Love’s Labour’s Lost

The problem with buying films on DVD (and blu-ray) is that they just sit on the shelf until you finally make yourself watch them… if you want to or not.

So here we are.

I was drunk one night when I bought all the Branagh Shakespeare movies I hadn’t seen. My reasoning was that Henry V was spiffy (it was, wasn’t it? I haven’t seen it since it was released), so surely the other movies would also be good?

But then I remembered that Branagh got Hollywoodified — especially the Shakespeare things — and… my enthusiasm for the project dropped. So I got this in 2015, and I still haven’t watched it.

But the shelf is forever! And this is the oldest unseen movie there, so I gotta do what I gotta do.

I’m encouraged to see that the guy from Scream is playing a role.

(That’s a joke. Not a good one.)

Oh! It’s a musical! Now I’m intrigued!

None of these people can dance!

This is horrible. But it looks like they had fun while vamping?

Was this made for TV?

Huh. Did those $13M go to pay Alicia Silverstone and the guy from Scream?

And that gross seems to indicate that it wasn’t actually given a general cinema release, if it wasn’t made for TV?

Right:

Branagh cast the film without much regard for singing or dancing ability; as in Woody Allen’s Everyone Says I Love You, the film was meant to highlight energy and enthusiasm rather than smooth competence.

But one of the delights of a good musical is watching really good dancers move around on the screen… Being a good dancer isn’t “competence”, and enthusiasm is a different axis altogether.

What a shit show.

Right, so a kinda general release in the UK, but the distributors buried it in the US:

Love’s Labour’s Lost was not a box office success. It opened on 2 April 2000 in the United Kingdom, earning £143,649 in its run on 186 screens. It later opened on 11 June 2000 in the United States, playing on two screens and earning $24,496 on its opening weekend.

OK, unpause the movie.

Well, that’s $1M just there. I hope there aren’t any midges on that lake. Those lamps are gonna attract all the insects…

It’s fun watching Silverstone spouting these lines. She really leans into it…

There are scenes here that kinda work, and then there’s stuff like this, which is just inexcusable. It tries so hard to be zany, and fails.

But now I’ve kinda started enjoying this.

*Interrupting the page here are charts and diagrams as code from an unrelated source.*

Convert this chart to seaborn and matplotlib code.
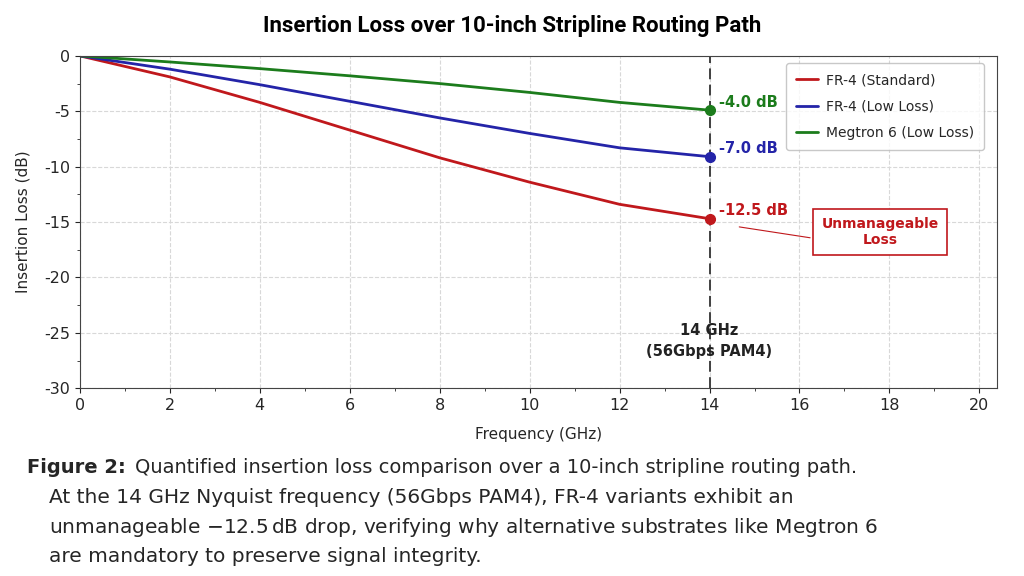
import pandas as pd
import seaborn as sns
import matplotlib.pyplot as plt
import numpy as np

# data
freq = [0, 2, 4, 6, 8, 10, 12, 14]
fr4_std = [0, -1.9, -4.2, -6.7, -9.2, -11.4, -13.4, -14.7]
fr4_low = [0, -1.2, -2.6, -4.1, -5.6, -7.0, -8.3, -9.1]
megtron6 = [0, -0.55, -1.15, -1.8, -2.5, -3.3, -4.2, -4.9]
series = ['FR-4 (Standard)', 'FR-4 (Low Loss)', 'Megtron 6 (Low Loss)']
colors = ['#c0181c', '#2424a8', '#1c7c1c']
end_labels = ['-12.5 dB', '-7.0 dB', '-4.0 dB']
nyquist = 14

df = pd.DataFrame({
    'Frequency': freq * 3,
    'Loss': fr4_std + fr4_low + megtron6,
    'Material': np.repeat(series, len(freq)),
})

sns.set_style('ticks')
plt.rcParams['font.family'] = ['DejaVu Sans']
plt.rcParams['axes.unicode_minus'] = False
fig = plt.figure(figsize=(10.24, 5.76), dpi=100)
ax = fig.add_axes([0.078, 0.326, 0.896, 0.577])

sns.lineplot(data=df, x='Frequency', y='Loss', hue='Material', palette=colors,
             hue_order=series, linewidth=2, ax=ax)

ax.axvline(nyquist, color='#333333', linestyle=(0, (6, 3)), linewidth=1.3, zorder=1)

# end markers + labels
ends = [fr4_std[-1], fr4_low[-1], megtron6[-1]]
for val, c, lab in zip(ends, colors, end_labels):
    ax.plot(nyquist, val, 'o', color=c, markersize=7, zorder=5)
    ax.text(nyquist + 0.2, val + 0.7, lab, color=c, fontsize=10.5,
            fontweight='bold', va='center', ha='left')

ax.annotate('Unmanageable\nLoss', xy=(14.6, -15.4), xytext=(17.8, -15.9),
            fontsize=10, color='#c0181c', fontweight='bold', ha='center', va='center',
            bbox=dict(boxstyle='square,pad=0.6', fc='white', ec='#c0181c', lw=1.2),
            arrowprops=dict(arrowstyle='-', color='#c0181c', lw=0.8, relpos=(0, 0.25)))

ax.text(nyquist, -25.7, '14 GHz\n(56Gbps PAM4)', ha='center', va='center',
        fontsize=10.5, fontweight='bold', color='#222222', linespacing=1.5)

ax.set_xlim(0, 20.4)
ax.set_ylim(-30, 0)
ax.set_xticks(range(0, 21, 2))
ax.set_yticks(range(-30, 1, 5))
ax.set_xticks(range(1, 21, 2), minor=True)
ax.set_yticks(np.arange(-27.5, 0, 5), minor=True)
ax.tick_params(labelsize=11.5)
ax.grid(True, linestyle='--', color='#d8d8d8', linewidth=0.8)
ax.set_xlabel('Frequency (GHz)', fontsize=11, labelpad=10)
ax.set_ylabel('Insertion Loss (dB)', fontsize=11, labelpad=10)
for s in ax.spines.values():
    s.set_color('#444444')

ax.legend(loc='upper right', fontsize=10, frameon=True, fancybox=True,
          edgecolor='#bbbbbb', borderpad=0.7, labelspacing=0.9, handlelength=1.6,
          handletextpad=0.6, borderaxespad=0.3, bbox_to_anchor=(0.99, 0.99))

fig.text(0.5, 0.955, 'Insertion Loss over 10-inch Stripline Routing Path',
         ha='center', va='center', fontsize=16, fontweight='bold', color='black',
         family=['Roboto', 'DejaVu Sans'])

cap = 14.5
fig.text(0.026, 0.189, 'Figure 2:', fontsize=cap - 0.5, fontweight='bold', ha='left', va='center')
fig.text(0.132, 0.189, 'Quantified insertion loss comparison over a 10-inch stripline routing path.',
         fontsize=cap - 0.5, ha='left', va='center')
fig.text(0.048, 0.137, 'At the 14 GHz Nyquist frequency (56Gbps PAM4), FR-4 variants exhibit an',
         fontsize=cap, ha='left', va='center')
fig.text(0.048, 0.085, r'unmanageable $-12.5\,\mathrm{dB}$ drop, verifying why alternative substrates like Megtron 6',
         fontsize=cap, ha='left', va='center')
fig.text(0.048, 0.033, 'are mandatory to preserve signal integrity.',
         fontsize=cap, ha='left', va='center')

fig.savefig('out.png', dpi=100, facecolor='white')
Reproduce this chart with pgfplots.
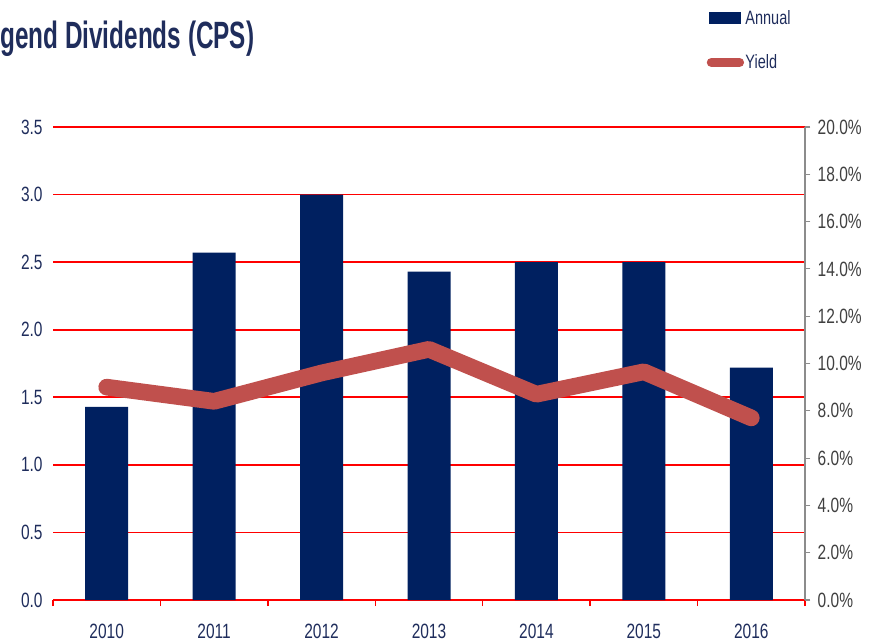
\documentclass[border=0pt]{standalone}
\usepackage{fontspec}
\setmainfont{Liberation Sans}[FakeStretch=0.75]
\newfontfamily\titlefont{Liberation Sans}[FakeStretch=0.64]
\usepackage{pgfplots}
\pgfplotsset{compat=1.18}
\definecolor{navy}{HTML}{002060}
\definecolor{labnavy}{HTML}{1F2D5C}
\definecolor{linered}{HTML}{C0504D}
\definecolor{gridred}{HTML}{FF0000}
\definecolor{axgray}{HTML}{8C8C8C}
\definecolor{labgray}{HTML}{404040}
\begin{document}
\begin{tikzpicture}
\useasboundingbox (0,0) rectangle (656.25pt,-481.5pt);
\node[anchor=base west, inner sep=0pt, font=\titlefont\bfseries\fontsize{28.5}{32}\selectfont, text=labnavy] at (0pt,-36.5pt) {gend Dividends (CPS)};
\begin{axis}[
  at={(39.75pt,-450pt)}, anchor=south west,
  scale only axis, width=564pt, height=354.75pt,
  xmin=-0.5, xmax=6.5, ymin=0, ymax=3.5,
  axis x line*=bottom, axis y line*=left,
  y axis line style={draw=none},
  x axis line style={gridred, line width=1.3pt, -},
  xtick={0,...,6},
  xticklabels={2010,2011,2012,2013,2014,2015,2016},
  minor xtick={-0.5,0.5,...,6.5},
  minor tick length=4.5pt,
  major x tick style={draw=none},
  minor x tick style={gridred, line width=1pt},
  y tick style={draw=none},
  tick align=outside,
  ytick={0,0.5,...,3.5},
  ymajorgrids,
  grid style={gridred, line width=1.3pt},
  /pgf/number format/assume math mode=true,
  yticklabel style={/pgf/number format/.cd, fixed, fixed zerofill, precision=1},
  ticklabel style={font=\fontsize{15.5}{18}\selectfont, text=labnavy},
  xticklabel style={yshift=-10pt},
  legend style={at={(0.869,1.250)}, anchor=north west, draw=none, fill=none,
    font=\fontsize{14.5}{17}\selectfont, text=labnavy, row sep=19pt, inner sep=0pt,
    column sep=0pt, nodes={inner sep=1pt}, legend cell align=left},
]
\addplot[ybar, bar width=32.25pt, fill=navy, draw=none,
  legend image code/.code={\fill[navy] (2pt,-4.5pt) rectangle (26pt,4.5pt);}]
  coordinates {(0,1.43) (1,2.57) (2,3.0) (3,2.43) (4,2.5) (5,2.5) (6,1.72)};
\addlegendentry{Annual}
\addlegendimage{legend image code/.code={\draw[linered, line width=7pt, line cap=round] (3.5pt,0pt) -- (24.5pt,0pt);}}
\addlegendentry{Yield}
\end{axis}
\begin{axis}[
  at={(39.75pt,-450pt)}, anchor=south west,
  scale only axis, width=564pt, height=354.75pt,
  xmin=-0.5, xmax=6.5, ymin=0, ymax=20,
  axis x line=none, axis y line*=right,
  y axis line style={axgray, line width=0.8pt, -},
  ytick={0,2,...,20},
  major tick length=4pt, tick align=outside,
  y tick style={axgray, line width=0.8pt},
  /pgf/number format/assume math mode=true,
  yticklabel={\pgfmathprintnumber[fixed, fixed zerofill, precision=1]{\tick}\%},
  yticklabel style={font=\fontsize{15.5}{18}\selectfont, text=labgray, xshift=2pt},
]
\addplot[linered, line width=12.5pt, line cap=round, line join=round, mark=none]
  coordinates {(0,9.0) (1,8.4) (2,9.6) (3,10.6) (4,8.7) (5,9.65) (6,7.7)};
\end{axis}
\end{tikzpicture}
\end{document}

It’s like looking at children playing at being in a movie.

This movie isn’t as horrible as it seemed originally. There’s a few scenes here, where they let Shakespeare’s witty patter just play out, and it’s really amusing. (The whole thing is basically Shakespeare on autopilot.) There’s scenes that make me go “THIS IS THE BEST MOVIE EVER”.

But most of the musical numbers are just dire.

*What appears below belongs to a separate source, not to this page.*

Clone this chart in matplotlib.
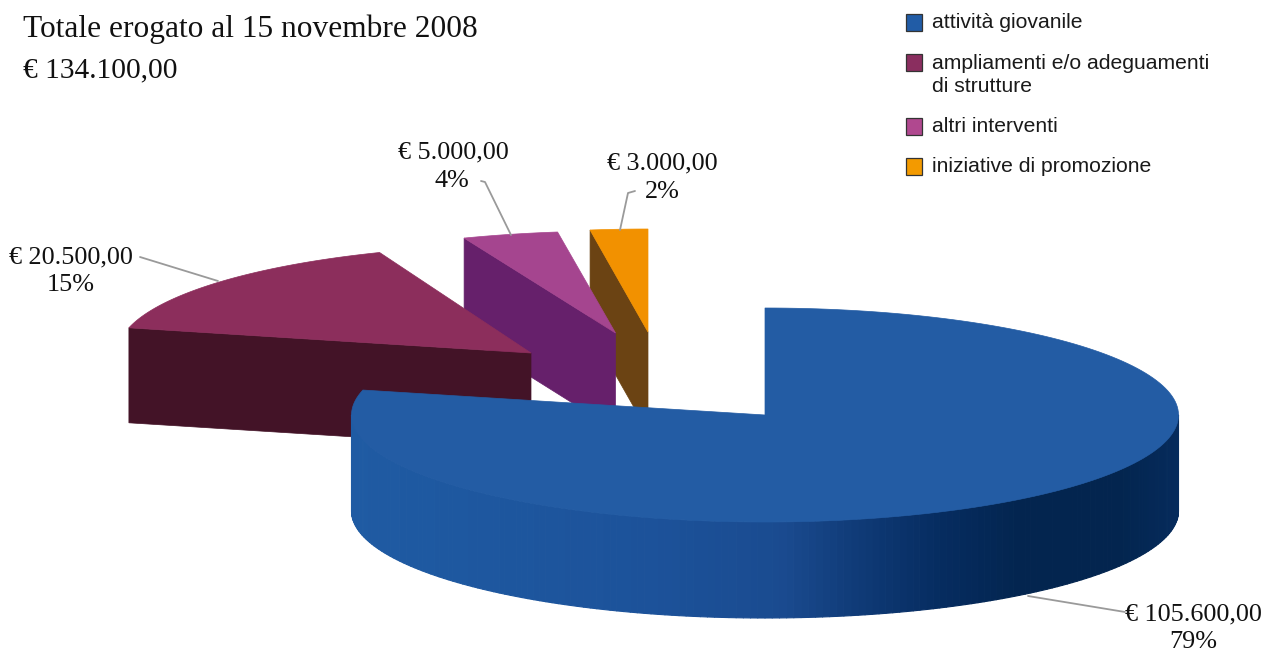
import numpy as np
import matplotlib
matplotlib.use("Agg")
import matplotlib.pyplot as plt
from matplotlib.collections import PolyCollection
from matplotlib.colors import to_rgb
from matplotlib.patches import Polygon, Rectangle

# data
categories = ["attività giovanile", "ampliamenti e/o adeguamenti\ndi strutture",
              "altri interventi", "iniziative di promozione"]
values = [105600.0, 20500.0, 5000.0, 3000.0]
money_labels = ["€ 105.600,00", "€ 20.500,00", "€ 5.000,00", "€ 3.000,00"]
pct_labels = ["79%", "15%", "4%", "2%"]
title_lines = ["Totale erogato al 15 novembre 2008", "€ 134.100,00"]

# style / layout (pixel space of the figure)
W, H = 1270, 651
top_colors = ["#235ca4", "#8c2e5c", "#a5458f", "#f29100"]
side_colors = ["#235ca4", "#431327", "#66206b", "#6b4313"]
legend_colors = ["#215ca6", "#8a2e5f", "#b0488f", "#f39a00"]
centers = [(765, 415), (531, 353), (615.5, 333), (648, 332)]
rx = 413.5
ry = [107, 108, 102, 103]
depth = [96, 95, 97, 100]

fig = plt.figure(figsize=(W / 100, H / 100), dpi=100)
ax = fig.add_axes([0, 0, 1, 1])
ax.set_xlim(0, W)
ax.set_ylim(H, 0)
ax.axis("off")

fracs = np.array(values) / sum(values) * 360
starts = np.concatenate([[0], np.cumsum(fracs)[:-1]])
ends = starts + fracs


def pt(c, a, ry_):
    r = np.radians(a)
    return c[0] + rx * np.sin(r), c[1] - ry_ * np.cos(r)


def blend(x, stops):
    xs = [s[0] for s in stops]
    cols = np.array([to_rgb(s[1]) for s in stops])
    return tuple(np.interp(x, xs, cols[:, i]) for i in range(3))


side_stops = [(351, "#1f5ba3"), (650, "#1c529a"), (780, "#1a4b90"), (860, "#0f3a76"),
              (940, "#062c60"), (1020, "#03254f"), (1120, "#03254f"), (1178, "#062b5c")]

# back to front: orange, purple, maroon, blue
for i in [3, 2, 1, 0]:
    c, a0, a1 = centers[i], starts[i], ends[i]
    if i == 0:
        # outer rim
        seg = np.arange(90, 270.01, 1.0)
        polys, cols = [], []
        for s0, s1 in zip(seg[:-1], seg[1:]):
            x0, y0 = pt(c, s0, ry[i])
            x1, y1 = pt(c, s1, ry[i])
            polys.append([(x0, y0), (x1, y1), (x1, y1 + depth[i]), (x0, y0 + depth[i])])
            cols.append(blend((x0 + x1) / 2, side_stops))
        ax.add_collection(PolyCollection(polys, facecolors=cols, edgecolors=cols, linewidths=0.8, zorder=10))
    else:
        # cut face at the start angle of the wedge
        x0, y0 = pt(c, a0, ry[i])
        ax.add_patch(Polygon([(x0, y0), c, (c[0], c[1] + depth[i]), (x0, y0 + depth[i])],
                             facecolor=side_colors[i], edgecolor=side_colors[i], lw=0.5, zorder=4 + (3 - i) * 2))
    arc = np.linspace(a0, a1, 200)
    pts = [c] + [pt(c, a, ry[i]) for a in arc]
    z = 11 if i == 0 else 5 + (3 - i) * 2
    ax.add_patch(Polygon(pts, facecolor=top_colors[i], edgecolor=top_colors[i], lw=0.5, zorder=z))

# leader lines
leader_x = [[1125, 1028], [140, 218], [481, 485, 511], [635, 628, 620]]
leader_y = [[612, 596], [257, 281], [181, 182, 235], [191, 193, 230]]
for lx, ly in zip(leader_x, leader_y):
    ax.plot(lx, ly, color="#9a9a9a", lw=1.3, zorder=12, solid_capstyle="round")

serif = "Liberation Serif"
sans = "Liberation Sans"
# titles
ax.text(23, 37, title_lines[0], family=serif, fontsize=22.6, color="#111111", va="baseline", ha="left")
ax.text(23, 77, title_lines[1], family=serif, fontsize=21.2, color="#111111", va="baseline", ha="left")

# data labels
money_pos = [(1193, 620), (71, 263), (453, 158), (662, 169)]
pct_pos = [(1193, 648), (71, 291), (452, 187), (662, 198)]
for m, p, mp, pp in zip(money_labels, pct_labels, money_pos, pct_pos):
    ax.text(mp[0], mp[1], m, family=serif, fontsize=18.8, color="#111111", ha="center", va="baseline", zorder=13)
    ax.text(pp[0], pp[1], p, family=serif, fontsize=18.8, color="#111111", ha="center", va="baseline", zorder=13)

# legend
sq_y = [14, 54, 118, 158]
txt_y = [28, 69, 132, 172]
for name, col, sy, ty in zip(categories, legend_colors, sq_y, txt_y):
    ax.add_patch(Rectangle((905.5, sy), 16, 16.5, facecolor=col, edgecolor="#333333", lw=0.9))
    lines = name.split("\n")
    for k, ln in enumerate(lines):
        ax.text(932, ty + k * 23, ln, family=sans, fontsize=15.2, color="#1a1a1a", ha="left", va="baseline")

fig.savefig("out.png", dpi=100, facecolor="white")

So it’s not an abject failure. I think about … one third of this is really entertaining? But the rest… oy vey…

Love’s Labour Lost. Kenneth Branagh. 2000.

Le petit soldat

This is very odd. Godard had done a handful of acclaimed movies at this point… but this looks very cheaply made? No audio when filming, etc.

Oh!

Le petit soldat (transl. The Little Soldier) is a French film, written and directed by French filmmaker Jean-Luc Godard in 1960, but not released until 1963.

So is this his first movie? Hm… no his second.

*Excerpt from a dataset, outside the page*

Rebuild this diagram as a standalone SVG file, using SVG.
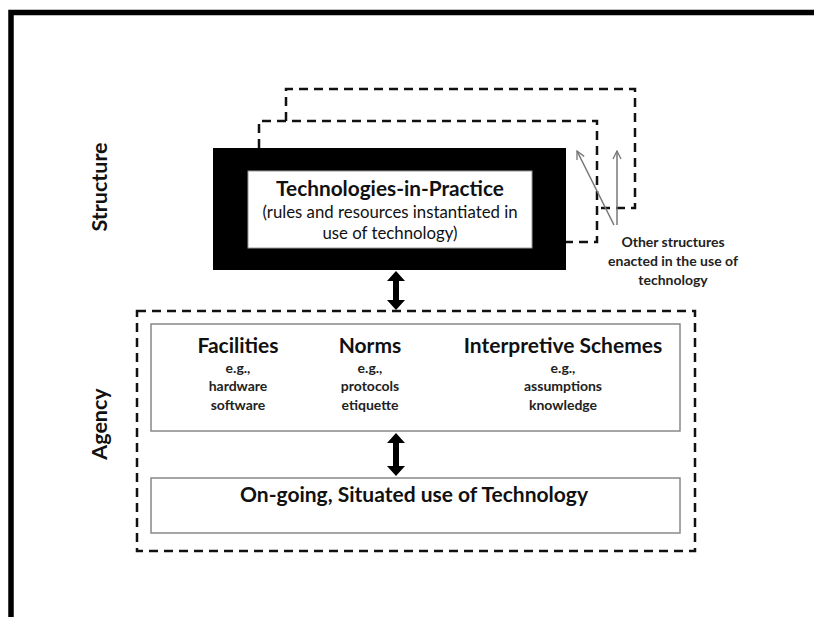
<svg xmlns="http://www.w3.org/2000/svg" width="814" height="617" viewBox="0 0 814 617">
<defs>
<style>
.t{font-family:Lato,"Open Sans","Liberation Sans",sans-serif;fill:#111;text-anchor:middle}
.b{font-weight:bold}
.s{fill:#222}
.dash{fill:none;stroke:#111;stroke-width:2.5;stroke-dasharray:9 6}
.box{fill:#fff;stroke:#888;stroke-width:1.5}
.thin{fill:none;stroke:#777;stroke-width:1.5}
</style>
<marker id="open" viewBox="0 0 10 10" refX="9" refY="5" markerWidth="10" markerHeight="10" markerUnits="userSpaceOnUse" orient="auto">
<path d="M1,1 L9,5 L1,9" fill="none" stroke="#777" stroke-width="1.3"/>
</marker>
</defs>
<rect width="814" height="617" fill="#fff"/>
<path d="M11,617 V12.5 H814" fill="none" stroke="#000" stroke-width="5.5"/>

<text class="t b" font-size="21.5" transform="translate(107,187) rotate(-90)">Structure</text>
<text class="t b" font-size="21.5" transform="translate(107,424) rotate(-90)">Agency</text>

<g id="connectors">
<path class="dash" d="M259,148 V121 H597 V242 H566"/>
<path class="dash" d="M286,121 V89 H635 V208 H597"/>
<line class="thin" x1="614" y1="225" x2="577" y2="151" marker-end="url(#open)"/>
<line class="thin" x1="617" y1="225" x2="617" y2="151" marker-end="url(#open)"/>
<polygon fill="#000" points="396,271 405,281 399,281 399,300 405,300 396,310 387,300 393,300 393,281 387,281"/>
<polygon fill="#000" points="396,433 405,443 399,443 399,466 405,466 396,476 387,466 393,466 393,443 387,443"/>
</g>

<g id="tip">
<rect x="213" y="148" width="353" height="122" fill="#000"/>
<rect x="248" y="171" width="284" height="77" fill="#fff" stroke="#999" stroke-width="1"/>
<text class="t b" font-size="20.8" x="390" y="196">Technologies-in-Practice</text>
<text class="t" font-size="16.8" x="390" y="218">(rules and resources instantiated in</text>
<text class="t" font-size="16.8" x="390" y="239">use of technology)</text>
</g>

<g id="other">
<text class="t b s" font-size="14" x="673" y="247">Other structures</text>
<text class="t b s" font-size="14" x="673" y="266">enacted in the use of</text>
<text class="t b s" font-size="14" x="673" y="285">technology</text>
</g>

<g id="agency">
<rect class="dash" x="137" y="311" width="558" height="240"/>
</g>

<g id="modalities">
<rect class="box" x="151" y="324" width="529" height="107"/>
<text class="t b" font-size="21" x="238" y="353">Facilities</text>
<text class="t b s" font-size="14" x="238" y="373">e.g.,</text>
<text class="t b s" font-size="14" x="238" y="391">hardware</text>
<text class="t b s" font-size="14" x="238" y="410">software</text>
<text class="t b" font-size="21" x="370" y="353">Norms</text>
<text class="t b s" font-size="14" x="370" y="373">e.g.,</text>
<text class="t b s" font-size="14" x="370" y="391">protocols</text>
<text class="t b s" font-size="14" x="370" y="410">etiquette</text>
<text class="t b" font-size="21" x="563" y="353">Interpretive Schemes</text>
<text class="t b s" font-size="14" x="563" y="373">e.g.,</text>
<text class="t b s" font-size="14" x="563" y="391">assumptions</text>
<text class="t b s" font-size="14" x="563" y="410">knowledge</text>
</g>

<g id="use">
<rect class="box" x="151" y="478" width="529" height="55"/>
<text class="t b" font-size="21" x="414" y="502">On-going, Situated use of Technology</text>
</g>
</svg>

This DVD transfer is absolutely horrendous. Hm… Oh! Criterion released a blu ray version of this last year… should I bail and get that one instead? Hm…

I kept on watching, but … I shouldn’t… I mean, I think I’ve really enjoyed all of Godard’s other films from the 60s? (This is the final one I haven’t seen.) And I’m just not connecting with this one? At all? It may be due to the DVD transfer. Or… not…

But the movie’s picking up now. The photoshoot scene with Anna Karina was great.

The scenes of torture aren’t a lot of fun to watch. And they’re like… very… didactic. “Here’s how you waterboard, here’s how you electrocute.”

This is a difficult movie to like.

Le petit soldat. Jean-Luc Godard. 1963.

The Day the Earth Stood Still

Hm… why do I have this on DVD, I wonder? Hm… Oh! It was included as an extra on the remake, which I saw some years back.

I’ve seen this before, but like on VHS back in the 80s…

Oh oh! I remember this scene from that song by… er… Doubting Thomas?

[youtube https://www.youtube.com/watch?v=xwh2kO_WL5g]

That song basically recaps the entire movie. I had totally forgotten.

Oh, yeah — Robert Wise did the first Star Trek movie.

Well, there’s a trigger-happy asshole if I ever saw one.

This is pretty good. I mean, as 50s sci fi movies goes, it’s really well made. But the central premise is kinda, you know — hokey: Why send one single vulnerable guy (with a robot sidekick) for a mission like this anyway? They could have worked around that by making Mr. Carpenter less human, but… he just seems like a normal dorkish guy, so…

Such matte!

The Day the Earth Stood Still. Robert Wise. 1951.